The controversial attorney, who has represented several Capital Region residents who brought suit against the Catholic Church for clergy sexual abuse claims, sent a Dec. 15 letter to the court charging Silver with yanking back his support for a bill that would have extended the statute of limitations for victims of such abuse.
Aretakis suggested Silver’s change of heart was a factor of the state Catholic Conference retaining the services of Patricia Lynch Associates, the firm run by Silver’s former top aide. (The letter was sent months before it was revealed that federal prosecutors had what they described as credible evidence that Silver had two extramarital affairs; Lynch was subsequently identified in numerous reports as being one of the women whose names were redacted in the unsealed court document, though she has remained silent on the matter.)
“Send him away for 20 years,” Aretakis wrote. “Victims of sexual abuse as children want Mr.
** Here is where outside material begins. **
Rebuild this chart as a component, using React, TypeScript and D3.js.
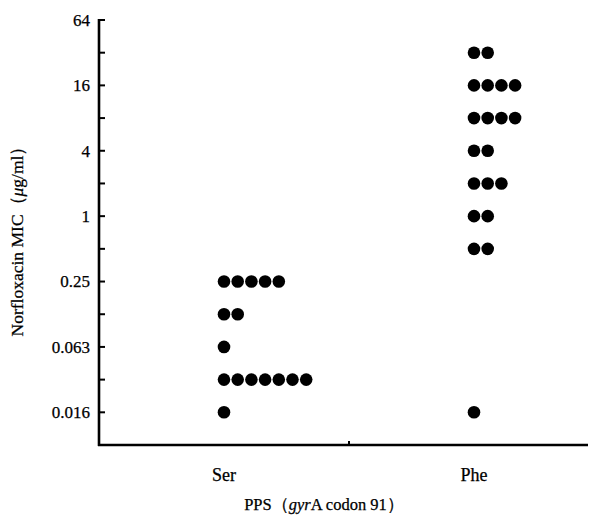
import React from "react";
import * as d3 from "d3";

const categories = ["Ser", "Phe"];
const serMic = [0.25, 0.125, 0.0625, 0.03125, 0.015625];
const serCount = [5, 2, 1, 7, 1];
const pheMic = [32, 16, 8, 4, 2, 1, 0.5, 0.015625];
const pheCount = [2, 4, 4, 2, 3, 2, 2, 1];
const tickValues = [64, 32, 16, 8, 4, 2, 1, 0.5, 0.25, 0.125, 0.0625, 0.03125, 0.015625];
const tickLabels = ["64", "", "16", "", "4", "", "1", "", "0.25", "", "0.063", "", "0.016"];

const W = 591;
const H = 521;
const left = 99;
const top = 20;
const bottom = 445;
const right = 588;
const font = "'Liberation Serif', 'Times New Roman', serif";

export default function App() {
  const y = d3.scaleLog().base(2).domain([0.0078125, 64]).range([bottom, top]);
  const x = d3.scalePoint<string>().domain(categories).range([left, 599]).padding(0.5);
  const step = 13.7;
  const r = 6.3;

  const dots: { cx: number; cy: number; key: string }[] = [];
  const groups = [
    { cat: "Ser", mic: serMic, count: serCount },
    { cat: "Phe", mic: pheMic, count: pheCount },
  ];
  groups.forEach((g) => {
    g.mic.forEach((m, i) => {
      for (let k = 0; k < g.count[i]; k++) {
        dots.push({ cx: (x(g.cat) as number) + k * step, cy: y(m), key: `${g.cat}-${i}-${k}` });
      }
    });
  });

  const textStyle = { stroke: "#000", strokeWidth: 0.25 };

  return (
    <svg width={W} height={H} style={{ position: "absolute", left: 0, top: 0, background: "#fff" }}>
      <line x1={left} x2={left} y1={top - 1} y2={bottom + 1} stroke="#000" strokeWidth={2.6} />
      <line x1={left - 1} x2={right} y1={bottom} y2={bottom} stroke="#000" strokeWidth={2.6} />
      <line x1={349} x2={349} y1={bottom} y2={bottom - 4} stroke="#000" strokeWidth={2} />
      {tickValues.map((v, i) => (
        <g key={v}>
          <line x1={left} x2={left + 6} y1={y(v)} y2={y(v)} stroke="#000" strokeWidth={2} />
          {tickLabels[i] && (
            <text x={left - 9} y={y(v)} dy="0.35em" textAnchor="end" fontFamily={font} fontSize={17} fill="#000" style={textStyle}>
              {tickLabels[i]}
            </text>
          )}
        </g>
      ))}
      {dots.map((d) => (
        <circle key={d.key} cx={d.cx} cy={d.cy} r={r} fill="#000" />
      ))}
      {categories.map((c) => (
        <text key={c} x={x(c) as number} y={481} textAnchor="middle" fontFamily={font} fontSize={18} fill="#000" style={textStyle}>
          {c}
        </text>
      ))}
      <text x={324} y={510} textAnchor="middle" fontFamily={font} fontSize={16.5} fill="#000" style={textStyle}>
        PPS（<tspan fontStyle="italic">gyr</tspan>A codon 91）
      </text>
      <text
        transform={`translate(23,237) rotate(-90)`}
        textAnchor="middle"
        fontFamily={font}
        fontSize={17.5}
        fill="#000"
        style={textStyle}
      >
        Norfloxacin MIC（<tspan fontStyle="italic">μ</tspan>g/ml）
      </text>
    </svg>
  );
}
Silver to have sufficient time away to think about how he abandoned victims, to line his own pockets and the pockets of Ms. Lynch, and other lobbyists that fed off Mr. Silver for decades.”
Silver’s defense team objected to Aretakis’ request to address the court, and the prosecution acknowledged that he didn’t fit the definition of a victim.
Judge Valerie Caproni agreed. “Mr. Aretakis does not satisfy the definition of ‘crime victim’ under the Crime Victims’ Rights Act,” she said in a letter dated Friday.
In 2008, Aretakis had his law license suspended for a year after a string of incidents that the Appellate Division said “crossed the line separating zealous advocacy from professional misconduct.”
Silver’s sentencing is scheduled to take place at 2 p.m. Tuesday in Manhattan.